START
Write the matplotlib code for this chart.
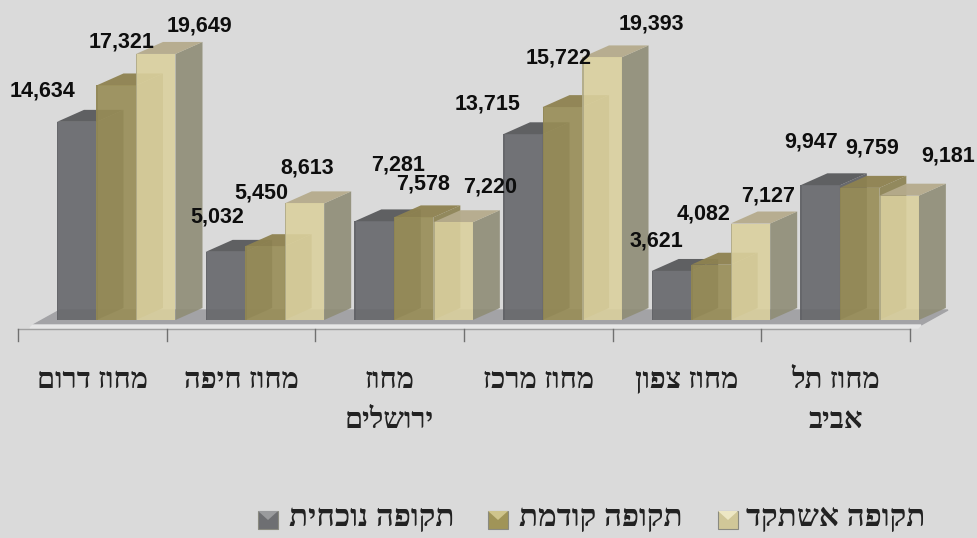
import matplotlib
matplotlib.use('Agg')
import matplotlib.pyplot as plt

# hebrew is typed in logical order, matplotlib has no bidi so it gets flipped on draw
categories = ['מחוז דרום', 'מחוז חיפה', 'מחוז\nירושלים', 'מחוז מרכז', 'מחוז צפון', 'מחוז תל\nאביב']
series_names = ['תקופה נוכחית', 'תקופה קודמת', 'תקופה אשתקד']
current = [14634, 5032, 7281, 13715, 3621, 9947]
previous = [17321, 5450, 7578, 15722, 4082, 9759]
last_year = [19649, 8613, 7220, 19393, 7127, 9181]

BG = '#DADADA'
W, H = 978, 538
X0, PITCH = 18, 148.67   # pixel of first tick, pixels per category
Y0, YSCALE = 320, 0.01354  # pixel of zero, pixels per unit

front_cols = ['#66676B', '#988D56', '#DAD09E']
side_cols = ['#5C5D61', '#8A8050', '#8F8D76']
top_cols = ['#58595C', '#8E8250', '#B5AB8C']
swatch_cols = ['#6E6F72', '#A09458', '#D0C798']
bevel_cols = ['#9A9B9D', '#CFC48C', '#EDE7C4']

# label centres in pixels, per series then category
label_px = [
    [(43, 91), (217, 217), (398, 165), (488, 104), (656, 241), (811, 142)],
    [(122, 42), (261, 193), (423, 184), (559, 58), (704, 214), (872, 148)],
    [(199, 26), (307, 168), (490, 187), (651, 24), (768, 196), (948, 156)],
]


def px_x(p):
    return (p - X0) / PITCH


def px_y(p):
    return (Y0 - p) / YSCALE


def rtl(s):
    return '\n'.join(line[::-1] for line in s.split('\n'))


fig = plt.figure(figsize=(W / 100, H / 100), dpi=100, facecolor=BG)
ax = fig.add_axes([0, 0, 1, 1])
ax.set_xlim(px_x(0), px_x(W))
ax.set_ylim(px_y(H), px_y(0))
ax.axis('off')

bar_w = 39.5 / PITCH
dx = 27 / PITCH
dy = 12 / YSCALE

# floor
ax.fill([px_x(33), px_x(60), px_x(948), px_x(921)],
        [px_y(325), px_y(310), px_y(310), px_y(325)], color='#A3A3A6', zorder=1)
ax.fill([px_x(33), px_x(921), px_x(918), px_x(30)],
        [px_y(325), px_y(325), px_y(328), px_y(328)], color='#E6E6E6', zorder=1)

# axis line and ticks
ax.plot([0, 6], [px_y(329), px_y(329)], color='#A0A0A0', lw=1, zorder=1)
for i in range(7):
    ax.plot([i, i], [px_y(329), px_y(341)], color='#707070', lw=1, zorder=1)

for s, vals in enumerate([current, previous, last_year]):
    for i, v in enumerate(vals):
        z = 2 + i * 3 + s * 3
        left = i + 39 / PITCH + s * bar_w
        ax.fill([left + bar_w, left + bar_w + dx, left + bar_w + dx, left + bar_w],
                [0, dy, v + dy, v], color=side_cols[s], alpha=0.9, lw=0, zorder=z)
        ax.fill([left, left + dx, left + bar_w + dx, left + bar_w],
                [v, v + dy, v + dy, v], color=top_cols[s], alpha=0.95, lw=0, zorder=z)
        ax.bar(left, v, bar_w, align='edge', color=front_cols[s], alpha=0.9, lw=0, zorder=z + 1)
        # thin darker edge down the left of the front face
        ax.bar(left, v, 1.5 / PITCH, align='edge', color=side_cols[s], alpha=0.5, lw=0, zorder=z + 1)

for s, vals in enumerate([current, previous, last_year]):
    for i, v in enumerate(vals):
        px, py = label_px[s][i]
        ax.text(px_x(px), px_y(py), f'{v:,}', ha='center', va='center', zorder=100,
                family='Liberation Sans', weight='bold', fontsize=15.5, color='#0E0E0E')

for i, name in enumerate(categories):
    ax.text(i + 0.5, px_y(367), rtl(name), ha='center', va='top', family='Liberation Serif',
            weight='bold', fontsize=21, color='#222222', linespacing=1.62)

# legend
legend_swatches = [258, 488, 718]
legend_text = [455, 683, 925]
for s, name in enumerate(series_names):
    sx = legend_swatches[s]
    ax.bar(px_x(sx), px_y(511) - px_y(529), 20 / PITCH, bottom=px_y(529), align='edge',
           color=swatch_cols[s], edgecolor='#8a8a80', lw=0.8)
    ax.fill([px_x(sx), px_x(sx + 20), px_x(sx + 10)],
            [px_y(511), px_y(511), px_y(520)], color=bevel_cols[s], lw=0)
    ax.text(px_x(legend_text[s]), px_y(519), name[::-1], ha='right', va='center',
            family='Liberation Serif', weight='bold', fontsize=22.5, color='#222222')

fig.savefig('out.png', dpi=100, facecolor=BG)
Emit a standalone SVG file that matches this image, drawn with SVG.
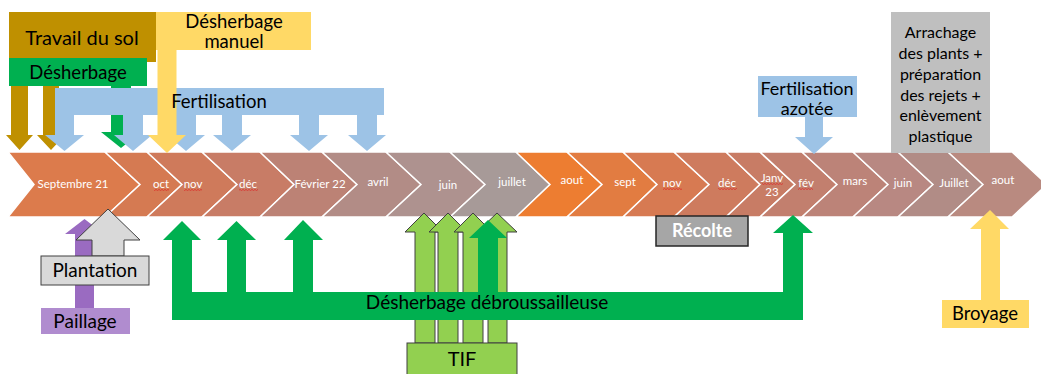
END
> _What is being asked_
Copy the records above exactly. The pictures are not part of the copy.

> _Full solution_
Write the matplotlib code for this chart.
import matplotlib
matplotlib.use('Agg')
import matplotlib.pyplot as plt

# hebrew is typed in logical order, matplotlib has no bidi so it gets flipped on draw
categories = ['מחוז דרום', 'מחוז חיפה', 'מחוז\nירושלים', 'מחוז מרכז', 'מחוז צפון', 'מחוז תל\nאביב']
series_names = ['תקופה נוכחית', 'תקופה קודמת', 'תקופה אשתקד']
current = [14634, 5032, 7281, 13715, 3621, 9947]
previous = [17321, 5450, 7578, 15722, 4082, 9759]
last_year = [19649, 8613, 7220, 19393, 7127, 9181]

BG = '#DADADA'
W, H = 978, 538
X0, PITCH = 18, 148.67   # pixel of first tick, pixels per category
Y0, YSCALE = 320, 0.01354  # pixel of zero, pixels per unit

front_cols = ['#66676B', '#988D56', '#DAD09E']
side_cols = ['#5C5D61', '#8A8050', '#8F8D76']
top_cols = ['#58595C', '#8E8250', '#B5AB8C']
swatch_cols = ['#6E6F72', '#A09458', '#D0C798']
bevel_cols = ['#9A9B9D', '#CFC48C', '#EDE7C4']

# label centres in pixels, per series then category
label_px = [
    [(43, 91), (217, 217), (398, 165), (488, 104), (656, 241), (811, 142)],
    [(122, 42), (261, 193), (423, 184), (559, 58), (704, 214), (872, 148)],
    [(199, 26), (307, 168), (490, 187), (651, 24), (768, 196), (948, 156)],
]


def px_x(p):
    return (p - X0) / PITCH


def px_y(p):
    return (Y0 - p) / YSCALE


def rtl(s):
    return '\n'.join(line[::-1] for line in s.split('\n'))


fig = plt.figure(figsize=(W / 100, H / 100), dpi=100, facecolor=BG)
ax = fig.add_axes([0, 0, 1, 1])
ax.set_xlim(px_x(0), px_x(W))
ax.set_ylim(px_y(H), px_y(0))
ax.axis('off')

bar_w = 39.5 / PITCH
dx = 27 / PITCH
dy = 12 / YSCALE

# floor
ax.fill([px_x(33), px_x(60), px_x(948), px_x(921)],
        [px_y(325), px_y(310), px_y(310), px_y(325)], color='#A3A3A6', zorder=1)
ax.fill([px_x(33), px_x(921), px_x(918), px_x(30)],
        [px_y(325), px_y(325), px_y(328), px_y(328)], color='#E6E6E6', zorder=1)

# axis line and ticks
ax.plot([0, 6], [px_y(329), px_y(329)], color='#A0A0A0', lw=1, zorder=1)
for i in range(7):
    ax.plot([i, i], [px_y(329), px_y(341)], color='#707070', lw=1, zorder=1)

for s, vals in enumerate([current, previous, last_year]):
    for i, v in enumerate(vals):
        z = 2 + i * 3 + s * 3
        left = i + 39 / PITCH + s * bar_w
        ax.fill([left + bar_w, left + bar_w + dx, left + bar_w + dx, left + bar_w],
                [0, dy, v + dy, v], color=side_cols[s], alpha=0.9, lw=0, zorder=z)
        ax.fill([left, left + dx, left + bar_w + dx, left + bar_w],
                [v, v + dy, v + dy, v], color=top_cols[s], alpha=0.95, lw=0, zorder=z)
        ax.bar(left, v, bar_w, align='edge', color=front_cols[s], alpha=0.9, lw=0, zorder=z + 1)
        # thin darker edge down the left of the front face
        ax.bar(left, v, 1.5 / PITCH, align='edge', color=side_cols[s], alpha=0.5, lw=0, zorder=z + 1)

for s, vals in enumerate([current, previous, last_year]):
    for i, v in enumerate(vals):
        px, py = label_px[s][i]
        ax.text(px_x(px), px_y(py), f'{v:,}', ha='center', va='center', zorder=100,
                family='Liberation Sans', weight='bold', fontsize=15.5, color='#0E0E0E')

for i, name in enumerate(categories):
    ax.text(i + 0.5, px_y(367), rtl(name), ha='center', va='top', family='Liberation Serif',
            weight='bold', fontsize=21, color='#222222', linespacing=1.62)

# legend
legend_swatches = [258, 488, 718]
legend_text = [455, 683, 925]
for s, name in enumerate(series_names):
    sx = legend_swatches[s]
    ax.bar(px_x(sx), px_y(511) - px_y(529), 20 / PITCH, bottom=px_y(529), align='edge',
           color=swatch_cols[s], edgecolor='#8a8a80', lw=0.8)
    ax.fill([px_x(sx), px_x(sx + 20), px_x(sx + 10)],
            [px_y(511), px_y(511), px_y(520)], color=bevel_cols[s], lw=0)
    ax.text(px_x(legend_text[s]), px_y(519), name[::-1], ha='right', va='center',
            family='Liberation Serif', weight='bold', fontsize=22.5, color='#222222')

fig.savefig('out.png', dpi=100, facecolor=BG)
Emit a standalone SVG file that matches this image, drawn with SVG.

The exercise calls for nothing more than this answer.